Tuesday, November 11, 2008

New Mexico Light

Although the painting currently on my easel is a portrait, here's a small painting (5" x 7") that I finished about a week ago. I reworked this puppy several times and am okay with it now. Funny how a small painting can almost break your resolve to see it through. Life is just so much better this week, yes?!

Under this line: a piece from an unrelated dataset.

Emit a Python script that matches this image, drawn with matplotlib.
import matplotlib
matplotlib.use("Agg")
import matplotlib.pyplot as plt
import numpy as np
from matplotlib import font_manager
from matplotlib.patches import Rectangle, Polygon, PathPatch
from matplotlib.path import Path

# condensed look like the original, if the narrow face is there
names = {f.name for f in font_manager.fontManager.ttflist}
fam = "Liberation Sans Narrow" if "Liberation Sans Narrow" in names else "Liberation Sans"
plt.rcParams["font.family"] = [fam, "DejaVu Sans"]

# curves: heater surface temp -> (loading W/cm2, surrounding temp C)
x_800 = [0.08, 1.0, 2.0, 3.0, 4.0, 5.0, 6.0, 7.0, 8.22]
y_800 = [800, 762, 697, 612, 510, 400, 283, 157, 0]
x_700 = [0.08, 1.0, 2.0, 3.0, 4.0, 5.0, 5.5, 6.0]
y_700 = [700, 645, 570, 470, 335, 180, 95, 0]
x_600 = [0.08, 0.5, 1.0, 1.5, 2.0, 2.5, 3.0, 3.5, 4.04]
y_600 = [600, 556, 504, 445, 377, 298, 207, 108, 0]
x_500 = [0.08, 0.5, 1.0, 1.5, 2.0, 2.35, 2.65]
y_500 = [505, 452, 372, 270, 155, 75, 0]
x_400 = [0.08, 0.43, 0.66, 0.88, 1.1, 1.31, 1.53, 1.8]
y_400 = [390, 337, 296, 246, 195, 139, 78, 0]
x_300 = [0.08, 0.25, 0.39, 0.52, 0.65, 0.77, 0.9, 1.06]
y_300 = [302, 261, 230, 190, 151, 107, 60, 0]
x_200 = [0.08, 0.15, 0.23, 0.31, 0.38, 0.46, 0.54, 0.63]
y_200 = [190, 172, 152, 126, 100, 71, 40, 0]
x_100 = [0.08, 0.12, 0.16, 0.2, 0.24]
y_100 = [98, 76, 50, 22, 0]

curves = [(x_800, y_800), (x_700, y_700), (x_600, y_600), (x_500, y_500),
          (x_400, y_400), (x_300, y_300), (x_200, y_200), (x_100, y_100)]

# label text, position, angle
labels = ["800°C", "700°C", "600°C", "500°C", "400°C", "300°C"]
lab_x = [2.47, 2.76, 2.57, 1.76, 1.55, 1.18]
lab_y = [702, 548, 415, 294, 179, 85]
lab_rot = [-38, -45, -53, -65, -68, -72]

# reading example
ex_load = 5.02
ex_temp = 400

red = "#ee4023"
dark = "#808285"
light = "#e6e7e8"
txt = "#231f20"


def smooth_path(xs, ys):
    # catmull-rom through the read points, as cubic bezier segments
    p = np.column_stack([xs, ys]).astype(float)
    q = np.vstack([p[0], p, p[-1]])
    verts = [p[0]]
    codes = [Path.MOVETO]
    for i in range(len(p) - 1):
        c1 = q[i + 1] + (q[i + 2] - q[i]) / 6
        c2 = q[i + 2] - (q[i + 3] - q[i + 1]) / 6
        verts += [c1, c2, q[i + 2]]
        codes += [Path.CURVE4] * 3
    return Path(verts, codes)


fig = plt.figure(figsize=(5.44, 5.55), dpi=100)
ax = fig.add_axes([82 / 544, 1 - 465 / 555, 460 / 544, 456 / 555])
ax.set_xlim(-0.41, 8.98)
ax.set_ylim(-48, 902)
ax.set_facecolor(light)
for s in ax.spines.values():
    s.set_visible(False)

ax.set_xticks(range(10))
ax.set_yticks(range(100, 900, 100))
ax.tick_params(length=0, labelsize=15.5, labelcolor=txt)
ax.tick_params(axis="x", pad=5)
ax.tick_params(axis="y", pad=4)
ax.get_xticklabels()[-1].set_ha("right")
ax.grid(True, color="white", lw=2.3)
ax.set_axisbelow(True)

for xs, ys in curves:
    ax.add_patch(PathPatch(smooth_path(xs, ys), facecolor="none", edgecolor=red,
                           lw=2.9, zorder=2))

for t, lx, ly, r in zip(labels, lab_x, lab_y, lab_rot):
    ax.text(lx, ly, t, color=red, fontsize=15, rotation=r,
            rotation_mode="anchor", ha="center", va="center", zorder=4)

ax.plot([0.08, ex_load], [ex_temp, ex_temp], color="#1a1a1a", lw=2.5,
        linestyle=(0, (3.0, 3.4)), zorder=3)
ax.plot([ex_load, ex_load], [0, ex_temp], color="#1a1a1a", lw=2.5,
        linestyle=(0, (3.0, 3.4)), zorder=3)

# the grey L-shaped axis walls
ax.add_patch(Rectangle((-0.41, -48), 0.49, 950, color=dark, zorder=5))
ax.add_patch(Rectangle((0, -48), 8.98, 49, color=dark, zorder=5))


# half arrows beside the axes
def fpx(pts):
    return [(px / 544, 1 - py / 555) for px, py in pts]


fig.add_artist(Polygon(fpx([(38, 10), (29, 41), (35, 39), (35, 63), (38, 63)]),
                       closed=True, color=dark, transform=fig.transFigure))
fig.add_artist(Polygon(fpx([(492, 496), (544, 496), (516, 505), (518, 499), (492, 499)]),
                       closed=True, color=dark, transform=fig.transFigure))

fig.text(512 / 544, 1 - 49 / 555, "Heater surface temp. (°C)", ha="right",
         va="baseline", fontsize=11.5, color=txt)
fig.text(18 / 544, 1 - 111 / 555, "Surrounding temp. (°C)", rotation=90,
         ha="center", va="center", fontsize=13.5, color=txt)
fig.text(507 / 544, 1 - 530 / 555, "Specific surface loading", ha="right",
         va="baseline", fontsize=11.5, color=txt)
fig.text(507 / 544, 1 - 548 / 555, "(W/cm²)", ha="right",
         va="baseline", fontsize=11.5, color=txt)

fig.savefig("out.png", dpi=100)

Wishing every artist a new start.

Monday, November 3, 2008

Keep Painting

Make art because you love it. Paint because you must. Don't worry about rejection. It doesn't have anything to do at all with that moment...that moment when you smile, calmly satisfied, after struggling with hue, composition, contrast. Not a thing. One of my favorite artists, Grace Hartigan, said, "I cannot expect even my own art to provide all of the answers---only to hope it keeps asking the right questions." I got an email notice today from the National Portrait Gallery that my submission was rejected. I had submitted the self portrait that can be seen further down the page (She Learned Obedience Suffering). It was good participating and I'm looking forward to seeing the paintings that were chosen. It's a wonderful exhibit. Thank you to those who viewed my selections and gave me really good feedback. I might even try again next year. Les Brown wrote, "Shoot for the moon. Even if you miss it you will land among the stars." Journaling last night, I finally finished a small study of a place near San Simon, Arizona and Lordsburg, New Mexico. I snapped this photo while traveling to Silver City, New Mexico this last spring. The little bushes were so interesting. Easy to pass by at 85 miles an hour and not take any notice. But, being a shutterbug, I'll snap photos through the car window without even looking through the lens, just to see what I catch. This is another Caran d'Ache, but this one is on watercolor paper. (8 1/4" x 5 1/2") An exciting day tomorrow. I hope to work in the studio but may be too darn distracted. Wishing all artists a calm day. One last quote that causes a chuckle each time I read it..."Whenever I have to choose between two evils, I always like to try the one I haven't tried before."--Mae West.